====== Recorded information
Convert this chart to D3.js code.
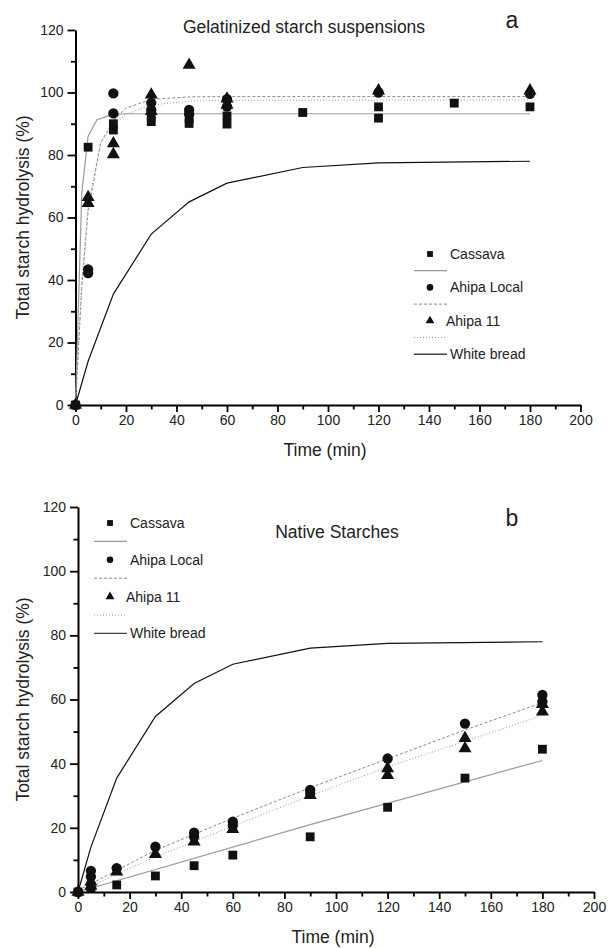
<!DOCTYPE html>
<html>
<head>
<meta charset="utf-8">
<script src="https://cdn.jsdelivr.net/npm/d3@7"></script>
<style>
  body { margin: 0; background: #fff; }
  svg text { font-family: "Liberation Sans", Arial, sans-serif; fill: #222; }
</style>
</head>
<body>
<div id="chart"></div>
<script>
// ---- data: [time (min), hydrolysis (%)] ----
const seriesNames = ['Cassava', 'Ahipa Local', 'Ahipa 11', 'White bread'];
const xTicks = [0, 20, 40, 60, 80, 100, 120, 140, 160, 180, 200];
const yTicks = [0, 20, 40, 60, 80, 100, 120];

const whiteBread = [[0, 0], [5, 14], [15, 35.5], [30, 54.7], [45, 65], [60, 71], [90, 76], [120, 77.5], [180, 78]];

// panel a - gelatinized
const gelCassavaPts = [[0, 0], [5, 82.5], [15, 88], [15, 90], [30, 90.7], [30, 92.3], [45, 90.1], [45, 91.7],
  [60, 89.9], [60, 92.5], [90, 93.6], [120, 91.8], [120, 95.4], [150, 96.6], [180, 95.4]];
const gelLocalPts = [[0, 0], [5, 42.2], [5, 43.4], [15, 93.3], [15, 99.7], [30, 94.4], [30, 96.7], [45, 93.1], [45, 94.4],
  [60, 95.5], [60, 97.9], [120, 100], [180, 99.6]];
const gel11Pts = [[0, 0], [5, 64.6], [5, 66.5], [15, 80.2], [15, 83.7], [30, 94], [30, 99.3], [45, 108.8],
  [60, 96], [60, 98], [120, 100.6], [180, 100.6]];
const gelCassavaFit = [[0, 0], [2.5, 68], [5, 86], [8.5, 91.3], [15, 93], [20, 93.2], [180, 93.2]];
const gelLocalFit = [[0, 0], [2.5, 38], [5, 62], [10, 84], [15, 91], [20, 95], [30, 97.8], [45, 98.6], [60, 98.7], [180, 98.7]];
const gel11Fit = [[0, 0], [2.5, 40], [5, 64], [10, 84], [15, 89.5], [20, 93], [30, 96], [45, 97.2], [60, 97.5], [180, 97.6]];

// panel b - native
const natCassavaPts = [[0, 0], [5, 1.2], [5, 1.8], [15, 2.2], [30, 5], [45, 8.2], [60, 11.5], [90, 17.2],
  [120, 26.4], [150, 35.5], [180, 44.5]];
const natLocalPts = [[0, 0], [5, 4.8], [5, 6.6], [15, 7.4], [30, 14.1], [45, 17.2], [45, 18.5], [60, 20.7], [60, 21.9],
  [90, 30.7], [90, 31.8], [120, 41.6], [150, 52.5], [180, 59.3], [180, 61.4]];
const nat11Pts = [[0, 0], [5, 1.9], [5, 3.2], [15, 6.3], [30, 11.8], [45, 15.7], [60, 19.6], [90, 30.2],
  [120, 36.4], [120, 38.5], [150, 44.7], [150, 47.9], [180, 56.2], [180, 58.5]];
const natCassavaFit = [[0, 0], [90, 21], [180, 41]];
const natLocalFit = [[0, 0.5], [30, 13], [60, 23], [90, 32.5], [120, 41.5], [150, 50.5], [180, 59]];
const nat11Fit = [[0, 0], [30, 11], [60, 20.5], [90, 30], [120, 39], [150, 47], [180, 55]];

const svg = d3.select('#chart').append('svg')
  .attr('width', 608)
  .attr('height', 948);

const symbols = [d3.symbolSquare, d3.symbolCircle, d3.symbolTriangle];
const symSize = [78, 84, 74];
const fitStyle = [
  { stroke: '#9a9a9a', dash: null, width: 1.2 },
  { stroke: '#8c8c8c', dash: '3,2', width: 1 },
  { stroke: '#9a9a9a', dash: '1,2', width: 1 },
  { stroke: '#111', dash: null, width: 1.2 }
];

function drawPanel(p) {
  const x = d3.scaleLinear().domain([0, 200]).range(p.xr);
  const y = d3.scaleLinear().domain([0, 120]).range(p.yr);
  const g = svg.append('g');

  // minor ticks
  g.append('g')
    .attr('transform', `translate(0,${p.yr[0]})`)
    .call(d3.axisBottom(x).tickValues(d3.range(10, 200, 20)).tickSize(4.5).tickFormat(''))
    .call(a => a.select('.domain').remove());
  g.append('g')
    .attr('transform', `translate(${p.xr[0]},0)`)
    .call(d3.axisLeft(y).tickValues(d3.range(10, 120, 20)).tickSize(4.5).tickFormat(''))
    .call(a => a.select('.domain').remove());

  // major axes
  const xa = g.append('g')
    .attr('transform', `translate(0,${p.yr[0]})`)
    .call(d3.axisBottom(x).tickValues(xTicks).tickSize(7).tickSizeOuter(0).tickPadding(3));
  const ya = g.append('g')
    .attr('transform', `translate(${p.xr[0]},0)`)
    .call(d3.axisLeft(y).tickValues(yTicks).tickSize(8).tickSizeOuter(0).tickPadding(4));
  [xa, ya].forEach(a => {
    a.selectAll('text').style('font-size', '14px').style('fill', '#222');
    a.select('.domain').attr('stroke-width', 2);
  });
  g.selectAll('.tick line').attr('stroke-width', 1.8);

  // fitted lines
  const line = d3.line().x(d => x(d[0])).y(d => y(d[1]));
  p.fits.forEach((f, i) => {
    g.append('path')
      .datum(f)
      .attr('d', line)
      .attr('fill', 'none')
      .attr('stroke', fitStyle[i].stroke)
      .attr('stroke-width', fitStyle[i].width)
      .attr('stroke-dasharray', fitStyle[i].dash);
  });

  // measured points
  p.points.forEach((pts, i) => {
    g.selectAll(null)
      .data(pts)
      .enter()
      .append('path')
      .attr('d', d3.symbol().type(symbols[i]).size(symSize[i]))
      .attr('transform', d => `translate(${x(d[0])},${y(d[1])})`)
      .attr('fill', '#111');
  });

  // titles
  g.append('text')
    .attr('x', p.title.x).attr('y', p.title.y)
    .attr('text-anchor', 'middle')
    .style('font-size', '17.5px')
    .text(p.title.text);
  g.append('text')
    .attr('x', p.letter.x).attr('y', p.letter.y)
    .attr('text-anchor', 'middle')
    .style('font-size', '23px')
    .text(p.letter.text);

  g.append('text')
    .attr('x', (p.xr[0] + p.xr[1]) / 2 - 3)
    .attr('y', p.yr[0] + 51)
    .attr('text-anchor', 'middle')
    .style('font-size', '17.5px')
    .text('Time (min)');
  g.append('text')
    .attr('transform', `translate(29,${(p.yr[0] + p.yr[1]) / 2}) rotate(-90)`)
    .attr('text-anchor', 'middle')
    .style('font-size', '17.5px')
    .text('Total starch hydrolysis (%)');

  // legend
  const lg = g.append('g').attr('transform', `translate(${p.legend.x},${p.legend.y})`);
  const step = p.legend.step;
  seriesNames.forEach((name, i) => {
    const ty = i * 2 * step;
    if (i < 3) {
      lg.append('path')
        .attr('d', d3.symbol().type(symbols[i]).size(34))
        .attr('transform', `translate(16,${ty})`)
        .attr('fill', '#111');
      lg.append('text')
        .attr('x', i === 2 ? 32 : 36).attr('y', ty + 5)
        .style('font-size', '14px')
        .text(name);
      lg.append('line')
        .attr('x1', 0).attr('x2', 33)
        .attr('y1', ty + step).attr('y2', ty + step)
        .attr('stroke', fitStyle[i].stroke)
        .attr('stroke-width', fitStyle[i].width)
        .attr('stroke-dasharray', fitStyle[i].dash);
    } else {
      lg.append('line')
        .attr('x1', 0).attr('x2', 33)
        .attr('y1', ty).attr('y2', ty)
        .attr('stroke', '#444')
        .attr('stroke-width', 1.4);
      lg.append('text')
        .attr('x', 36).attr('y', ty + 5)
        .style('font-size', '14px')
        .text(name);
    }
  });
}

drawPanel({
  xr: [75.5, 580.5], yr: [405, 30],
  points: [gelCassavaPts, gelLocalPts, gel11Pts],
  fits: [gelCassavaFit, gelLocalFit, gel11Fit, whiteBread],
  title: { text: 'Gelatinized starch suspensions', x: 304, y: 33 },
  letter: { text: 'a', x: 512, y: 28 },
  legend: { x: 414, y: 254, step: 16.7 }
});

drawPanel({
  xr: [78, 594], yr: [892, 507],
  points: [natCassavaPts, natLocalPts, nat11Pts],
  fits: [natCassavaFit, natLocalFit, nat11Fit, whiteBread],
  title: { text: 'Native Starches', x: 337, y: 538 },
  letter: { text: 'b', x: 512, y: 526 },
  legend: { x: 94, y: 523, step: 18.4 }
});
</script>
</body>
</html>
============
The lines from the top of the data above through the one holding "const yTicks = [0, 20, 40, 60, 80, 100, 120];" are to be repeated exactly, and only those, with no pictures.

Convert this chart to D3.js code.
<!DOCTYPE html>
<html>
<head>
<meta charset="utf-8">
<script src="https://cdn.jsdelivr.net/npm/d3@7"></script>
<style>
  body { margin: 0; background: #fff; }
  svg text { font-family: "Liberation Sans", Arial, sans-serif; fill: #222; }
</style>
</head>
<body>
<div id="chart"></div>
<script>
// ---- data: [time (min), hydrolysis (%)] ----
const seriesNames = ['Cassava', 'Ahipa Local', 'Ahipa 11', 'White bread'];
const xTicks = [0, 20, 40, 60, 80, 100, 120, 140, 160, 180, 200];
const yTicks = [0, 20, 40, 60, 80, 100, 120];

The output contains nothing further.